DIRECTIONS
Transcribe all of the material exactly. Any picture in it should be left out.

COLLECTED DATA
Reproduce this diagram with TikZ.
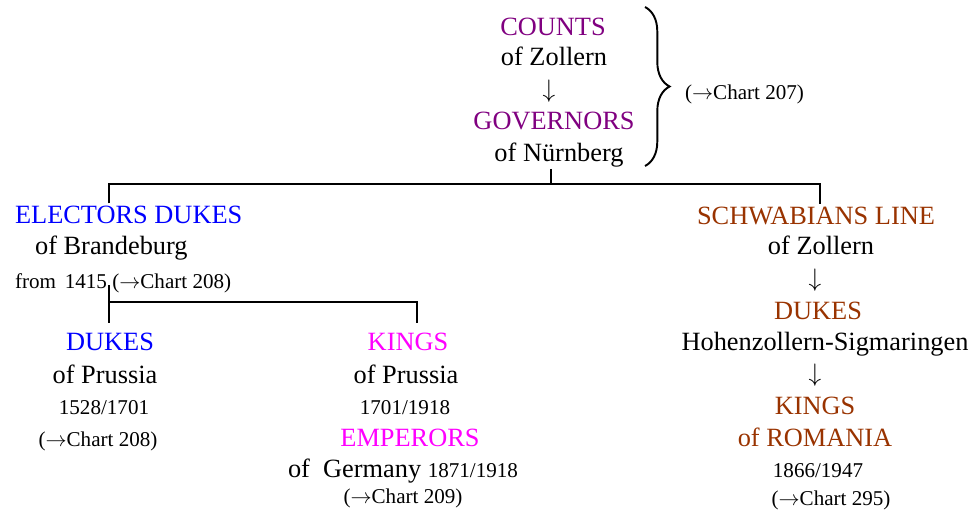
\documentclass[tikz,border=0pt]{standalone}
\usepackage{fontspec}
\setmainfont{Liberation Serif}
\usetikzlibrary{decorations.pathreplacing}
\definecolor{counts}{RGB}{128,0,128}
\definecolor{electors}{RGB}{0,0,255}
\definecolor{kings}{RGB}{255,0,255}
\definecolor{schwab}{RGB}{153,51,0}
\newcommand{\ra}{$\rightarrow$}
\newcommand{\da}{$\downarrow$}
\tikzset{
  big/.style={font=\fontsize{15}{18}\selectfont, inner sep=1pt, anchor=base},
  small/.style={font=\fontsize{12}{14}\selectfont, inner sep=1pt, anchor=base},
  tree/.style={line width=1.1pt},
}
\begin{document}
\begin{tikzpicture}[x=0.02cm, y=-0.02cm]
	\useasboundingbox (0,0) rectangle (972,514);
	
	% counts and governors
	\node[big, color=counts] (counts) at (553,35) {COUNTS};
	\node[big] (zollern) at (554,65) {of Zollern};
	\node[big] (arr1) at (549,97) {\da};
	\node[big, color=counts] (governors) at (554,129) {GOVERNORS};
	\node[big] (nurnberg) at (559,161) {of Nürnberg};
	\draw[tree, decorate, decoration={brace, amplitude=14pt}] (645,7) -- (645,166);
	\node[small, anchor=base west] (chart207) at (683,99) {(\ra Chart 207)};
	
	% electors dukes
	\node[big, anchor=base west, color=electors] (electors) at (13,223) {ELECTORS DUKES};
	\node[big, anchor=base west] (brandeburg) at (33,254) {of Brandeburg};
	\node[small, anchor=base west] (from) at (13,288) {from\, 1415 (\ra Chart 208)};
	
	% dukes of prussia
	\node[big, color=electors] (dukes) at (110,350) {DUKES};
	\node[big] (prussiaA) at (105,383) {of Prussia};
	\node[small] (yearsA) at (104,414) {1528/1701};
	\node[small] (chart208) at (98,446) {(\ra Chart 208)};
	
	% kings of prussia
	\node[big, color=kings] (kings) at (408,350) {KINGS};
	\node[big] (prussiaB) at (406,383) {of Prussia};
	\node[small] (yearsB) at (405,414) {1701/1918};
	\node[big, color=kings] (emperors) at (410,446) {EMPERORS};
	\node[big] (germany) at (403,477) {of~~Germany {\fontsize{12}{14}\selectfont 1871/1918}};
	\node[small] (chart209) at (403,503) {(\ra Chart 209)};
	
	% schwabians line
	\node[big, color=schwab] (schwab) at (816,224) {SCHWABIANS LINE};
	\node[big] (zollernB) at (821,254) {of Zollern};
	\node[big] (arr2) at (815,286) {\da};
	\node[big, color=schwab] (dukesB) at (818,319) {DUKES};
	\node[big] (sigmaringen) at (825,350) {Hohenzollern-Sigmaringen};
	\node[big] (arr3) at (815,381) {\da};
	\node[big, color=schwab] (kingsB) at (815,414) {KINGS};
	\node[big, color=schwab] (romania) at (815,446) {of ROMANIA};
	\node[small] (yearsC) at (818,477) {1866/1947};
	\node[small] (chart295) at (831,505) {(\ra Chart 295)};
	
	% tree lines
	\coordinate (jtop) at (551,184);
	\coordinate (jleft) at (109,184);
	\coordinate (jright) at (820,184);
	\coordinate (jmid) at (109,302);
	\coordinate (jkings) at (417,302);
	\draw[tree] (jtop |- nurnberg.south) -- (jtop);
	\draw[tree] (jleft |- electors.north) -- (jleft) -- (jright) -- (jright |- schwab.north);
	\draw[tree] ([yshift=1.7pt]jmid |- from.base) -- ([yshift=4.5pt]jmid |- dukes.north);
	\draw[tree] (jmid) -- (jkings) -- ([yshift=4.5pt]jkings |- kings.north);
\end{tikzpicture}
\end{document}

THE RESULT
Reproduce this diagram with TikZ.
\documentclass[tikz,border=0pt]{standalone}
\usepackage{fontspec}
\setmainfont{Liberation Serif}
\usetikzlibrary{decorations.pathreplacing}
\definecolor{counts}{RGB}{128,0,128}
\definecolor{electors}{RGB}{0,0,255}
\definecolor{kings}{RGB}{255,0,255}
\definecolor{schwab}{RGB}{153,51,0}
\newcommand{\ra}{$\rightarrow$}
\newcommand{\da}{$\downarrow$}
\tikzset{
  big/.style={font=\fontsize{15}{18}\selectfont, inner sep=1pt, anchor=base},
  small/.style={font=\fontsize{12}{14}\selectfont, inner sep=1pt, anchor=base},
  tree/.style={line width=1.1pt},
}
\begin{document}
\begin{tikzpicture}[x=0.02cm, y=-0.02cm]
	\useasboundingbox (0,0) rectangle (972,514);
	
	% counts and governors
	\node[big, color=counts] (counts) at (553,35) {COUNTS};
	\node[big] (zollern) at (554,65) {of Zollern};
	\node[big] (arr1) at (549,97) {\da};
	\node[big, color=counts] (governors) at (554,129) {GOVERNORS};
	\node[big] (nurnberg) at (559,161) {of Nürnberg};
	\draw[tree, decorate, decoration={brace, amplitude=14pt}] (645,7) -- (645,166);
	\node[small, anchor=base west] (chart207) at (683,99) {(\ra Chart 207)};
	
	% electors dukes
	\node[big, anchor=base west, color=electors] (electors) at (13,223) {ELECTORS DUKES};
	\node[big, anchor=base west] (brandeburg) at (33,254) {of Brandeburg};
	\node[small, anchor=base west] (from) at (13,288) {from\, 1415 (\ra Chart 208)};
	
	% dukes of prussia
	\node[big, color=electors] (dukes) at (110,350) {DUKES};
	\node[big] (prussiaA) at (105,383) {of Prussia};
	\node[small] (yearsA) at (104,414) {1528/1701};
	\node[small] (chart208) at (98,446) {(\ra Chart 208)};
	
	% kings of prussia
	\node[big, color=kings] (kings) at (408,350) {KINGS};
	\node[big] (prussiaB) at (406,383) {of Prussia};
	\node[small] (yearsB) at (405,414) {1701/1918};
	\node[big, color=kings] (emperors) at (410,446) {EMPERORS};
	\node[big] (germany) at (403,477) {of~~Germany {\fontsize{12}{14}\selectfont 1871/1918}};
	\node[small] (chart209) at (403,503) {(\ra Chart 209)};
	
	% schwabians line
	\node[big, color=schwab] (schwab) at (816,224) {SCHWABIANS LINE};
	\node[big] (zollernB) at (821,254) {of Zollern};
	\node[big] (arr2) at (815,286) {\da};
	\node[big, color=schwab] (dukesB) at (818,319) {DUKES};
	\node[big] (sigmaringen) at (825,350) {Hohenzollern-Sigmaringen};
	\node[big] (arr3) at (815,381) {\da};
	\node[big, color=schwab] (kingsB) at (815,414) {KINGS};
	\node[big, color=schwab] (romania) at (815,446) {of ROMANIA};
	\node[small] (yearsC) at (818,477) {1866/1947};
	\node[small] (chart295) at (831,505) {(\ra Chart 295)};
	
	% tree lines
	\coordinate (jtop) at (551,184);
	\coordinate (jleft) at (109,184);
	\coordinate (jright) at (820,184);
	\coordinate (jmid) at (109,302);
	\coordinate (jkings) at (417,302);
	\draw[tree] (jtop |- nurnberg.south) -- (jtop);
	\draw[tree] (jleft |- electors.north) -- (jleft) -- (jright) -- (jright |- schwab.north);
	\draw[tree] ([yshift=1.7pt]jmid |- from.base) -- ([yshift=4.5pt]jmid |- dukes.north);
	\draw[tree] (jmid) -- (jkings) -- ([yshift=4.5pt]jkings |- kings.north);
\end{tikzpicture}
\end{document}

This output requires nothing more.